Published by Cari Zancanelli under , , , on 12:45 PM
We've got some work to do...


Among the first problems I encountered with Bella, my adopted mustang, was that she wouldn't leave her pen.  She was difficult to bridle, and she had only been ridden a few times. In fact, it was difficult to groom her because she wasn't relaxed and flinched every time I touched her.  I had never experienced a horse that was hard to groom or was afraid of me. As a student at Colorado State University, I had a class taught by Temple Grandin.  She spoke about how animals don't like to go into dark spaces, and I realized that this was why Bella wouldn't leave her pen.  It would require her to walk into a dark barn (the gate to her pen was inside the barn).  Once the door to the barn was opened, she would come out of her pen. However, there were many other things that she needed to learn.

My first lesson was that I trusted myself to know when things made her uncomfortable.  To be honest, I jumped in and did what I knew - moved slowly around her, kept working at something until she relaxed and didn't judge her or myself.  The funny thing is, that patience is now gone from me!  In my quest to become a "horse trainer" I lost that natural connection for a time.  In remembering that experience I realized that something had been lost that was so valuable.

Which is not to say that there weren't things that I learned from conventional horse training and I really did need to learn them.  But the unselfconsciousness is now gone.  In it's place are comparisons to the likes of Clinton Anderson, Lynn Palm, etc. etc.  Did I do it right?  If Clinton did it, would it look like this?  It's easy to get trapped into self-judgement and it's something more of us should avoid to some extent.  More on that later...
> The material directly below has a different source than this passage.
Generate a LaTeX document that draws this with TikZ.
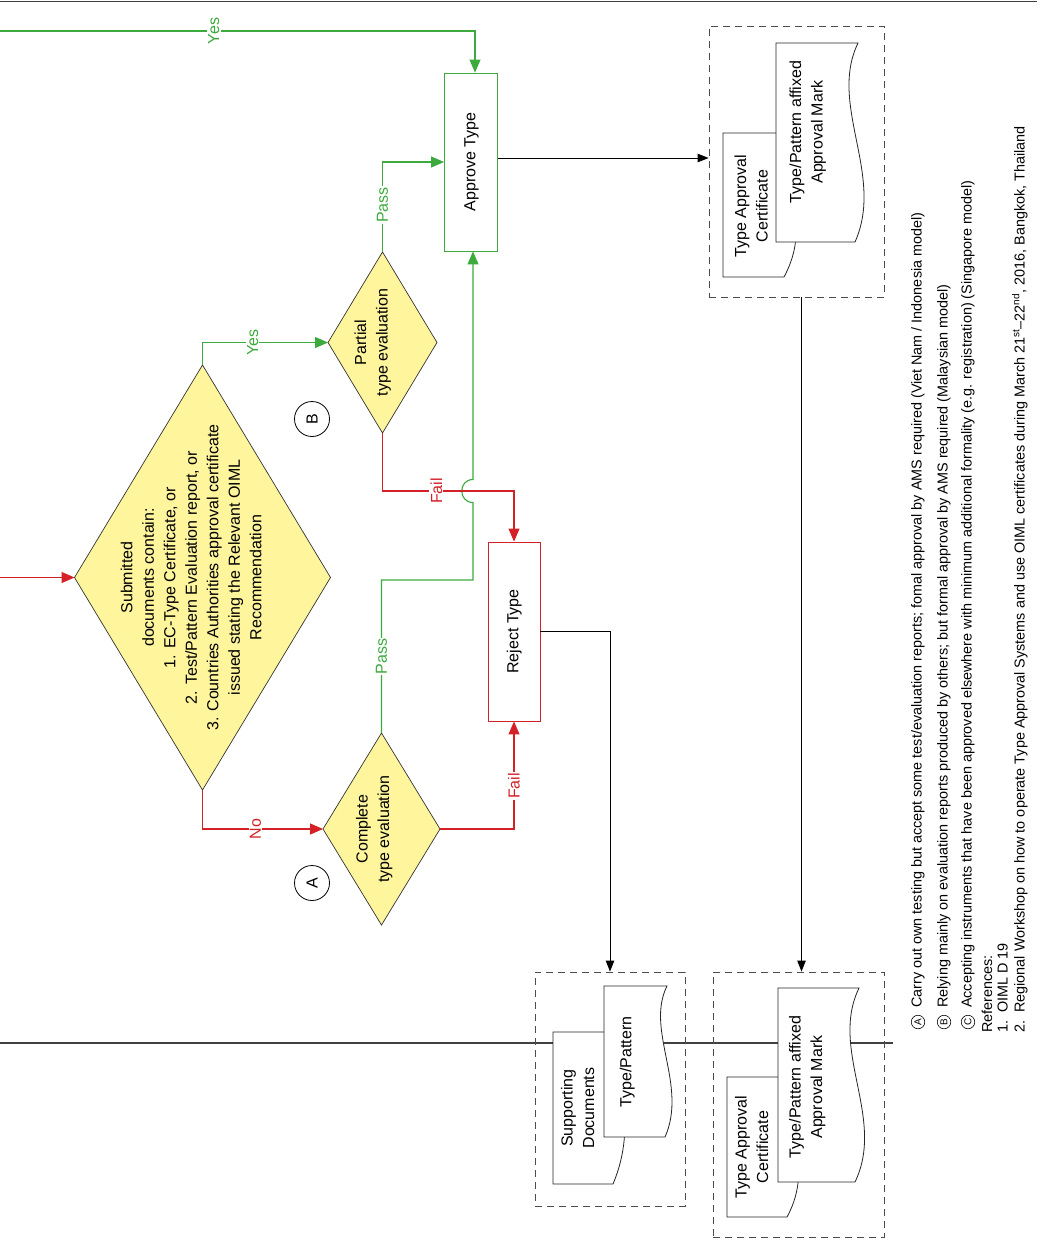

I spent the next few months getting Bella to the point where I could ride her, going  very slowly.   She learned to lunge and to stand absolutely still for tacking up.  She let me groom her all over, and she was finally relaxed.  At this point the trainer I had lined up for lessons took over and we began to have riding lessons on Bella.  They went very well for the most part.  Bella learned quickly and I began to relax while riding her.  At this point I had neglected to do much "groundwork".  My goal was to ride, and that's what we did.  This proved a costly mistake later.